La vente en ligne forfaitaire au prix de 10 euros par mois, dans le style de Real avec Rhapsody ou Microsoft avec Urge, semble en premier abord être une solution élégante, car elle aboutit au résultat avec une logique purement commerciale, donc supposée efficace par les tenants du marché. C’est cette approche qui tend actuellement à s’imposer aux Etats-Unis, au détriment des approches de vente à l’unité comme celle d’Apple. Cette dernière présente le défaut de multiplier les transactions, donc les frais de gestion.

Mais pour qu’il y ait marché, en quoi consistera la concurrence ?

On peut en imaginer de deux natures : concurrence sur les catalogues, chaque auteur ne figurant que sur une plate-forme, ou bien concurrence sur les prix, chaque auteur figurant sur toutes les plates-formes.

La première solution serait très peu pratique pour le consommateur, car il lui faudrait choisir pour une durée assez longue s’il veut écouter Bach ou Mozart.

Quant à la concurrence sur les prix, elle trouvera vite ses limites. En effet, il ne s’agit que de traitement d’immatériels, et les frais de gestion devraient converger rapidement, sans possibilités de développement évidentes. De plus, le consommateur n’aurait aucun intérêt à la multiplication des acteurs. Ce marché mûrirait donc très vite et conduirait à un oligopole très peu concurrentiel. Il en profiterait bien évidemment pour se réserver une marge substantielle et inutile, en partie au détriment des créateurs. Dans cette situation, la place du créateur sera en effet la pire de toutes, car les plates-formes n’auront pas du tout besoin de lui, étant donné qu’elles auront toutes le même catalogue. Comment négociera-t il sa création ? Grâce à la DADVSI, le lecteur pourra vérifier d’ici quelque temps la réalité de ce pronostic.

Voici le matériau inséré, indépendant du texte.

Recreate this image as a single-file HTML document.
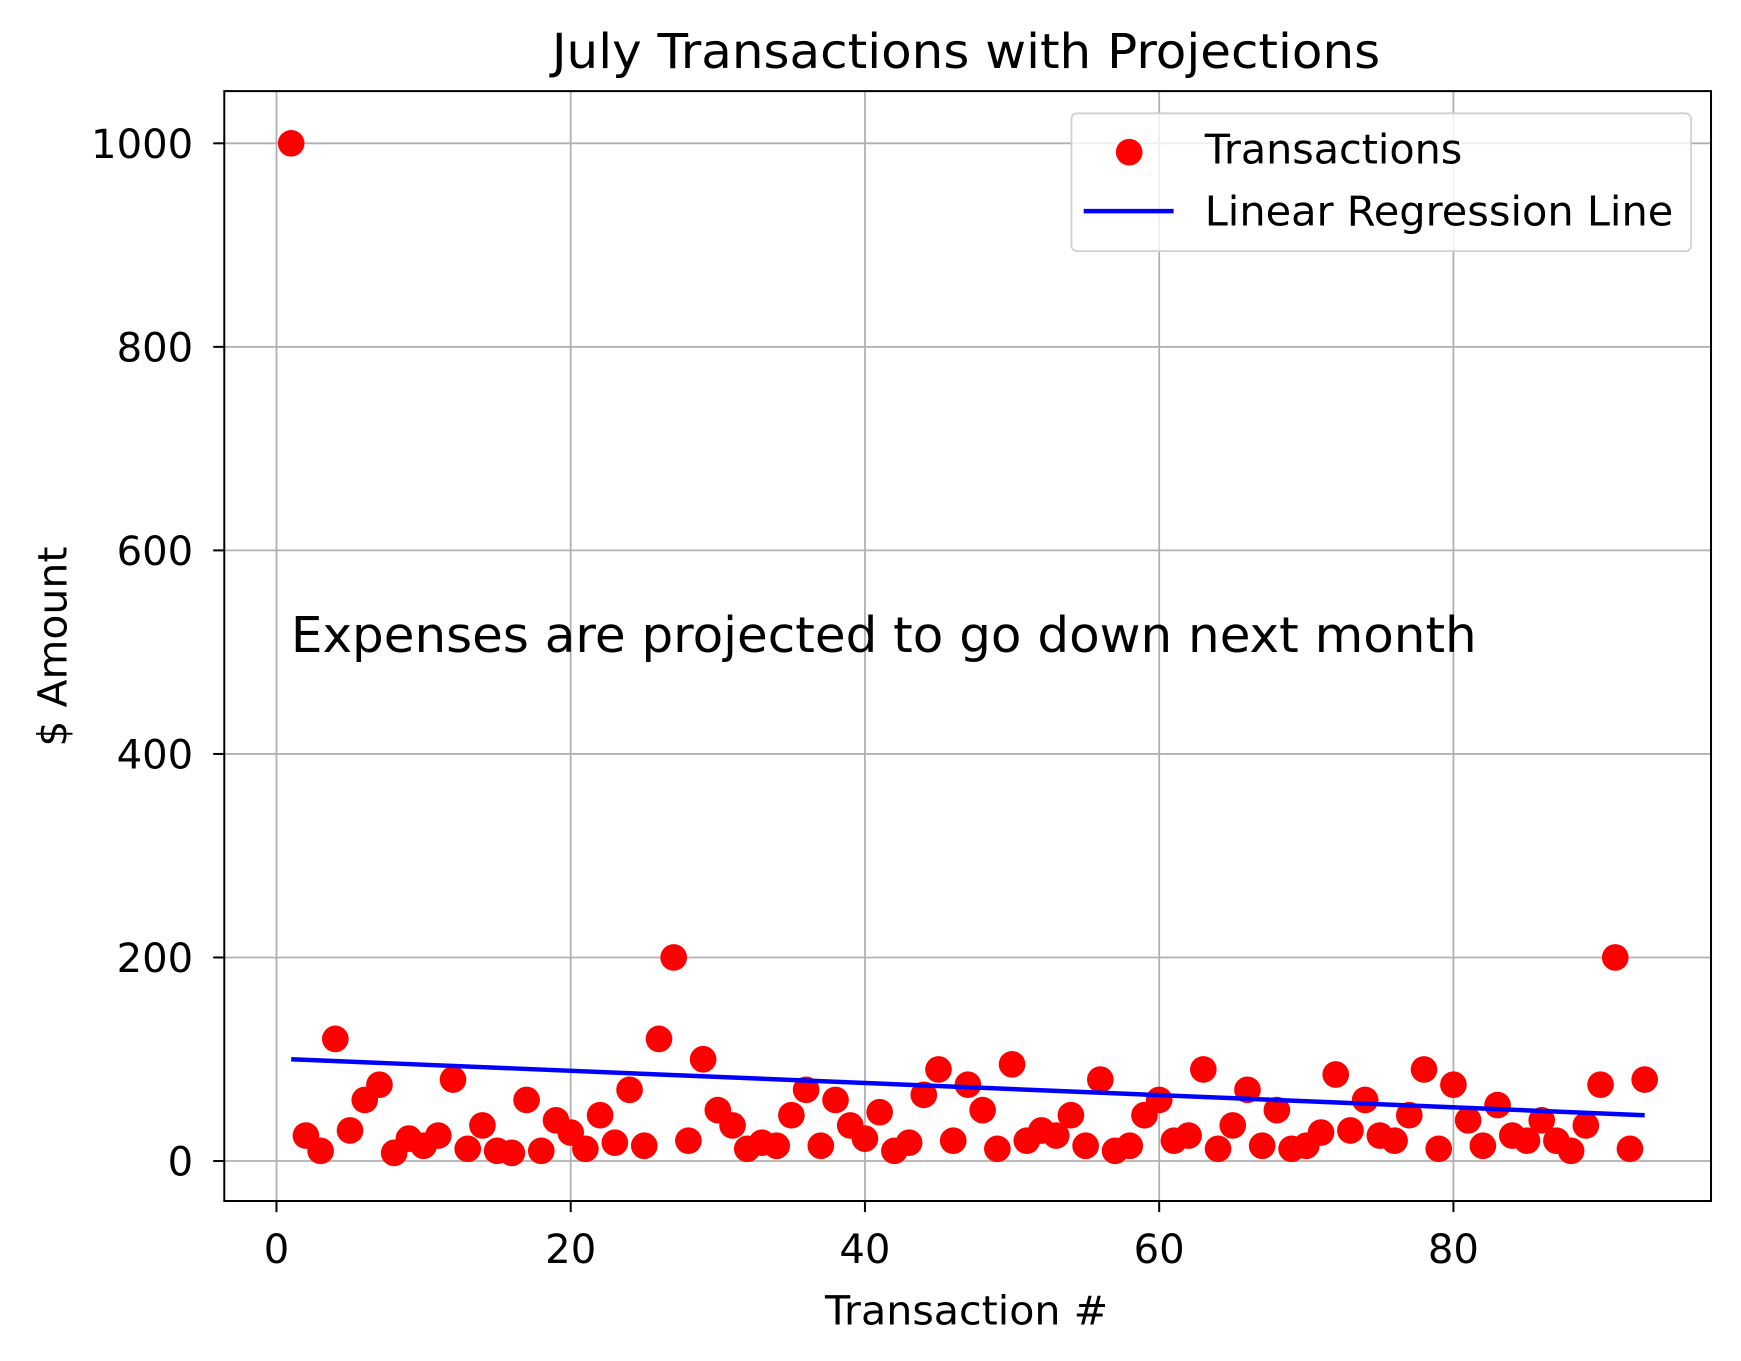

Comment pourra-t on lutter contre cet oligopole ? Certainement pas en le coupant en morceaux, ce qui ne ferait qu’augmenter les coûts. Peut-être au contraire en l’unifiant, en l’assimilant à un service de base de l’internaute et du créateur, une sorte de service public, et en le confiant à un organisme corporatif comme la SACEM. Cela s’appelle la "licence globale obligatoire".

En attendant que l’on y vienne, nous allons instaurer un Internet couvert de barbelés où les FAI examineront tous les protocoles que nous utilisons pour voir si un bout de MP3 n’y figure pas. Cela aura un coût matériel, politique et humain. Alors, à moins que le flicage de l’Internet n’ait été une fin en soi, on ne peut que considérer que la DADVSI est une loi stupide. Mais après tout, personne ne sait si les dinosaures se sont éteints sans clameurs.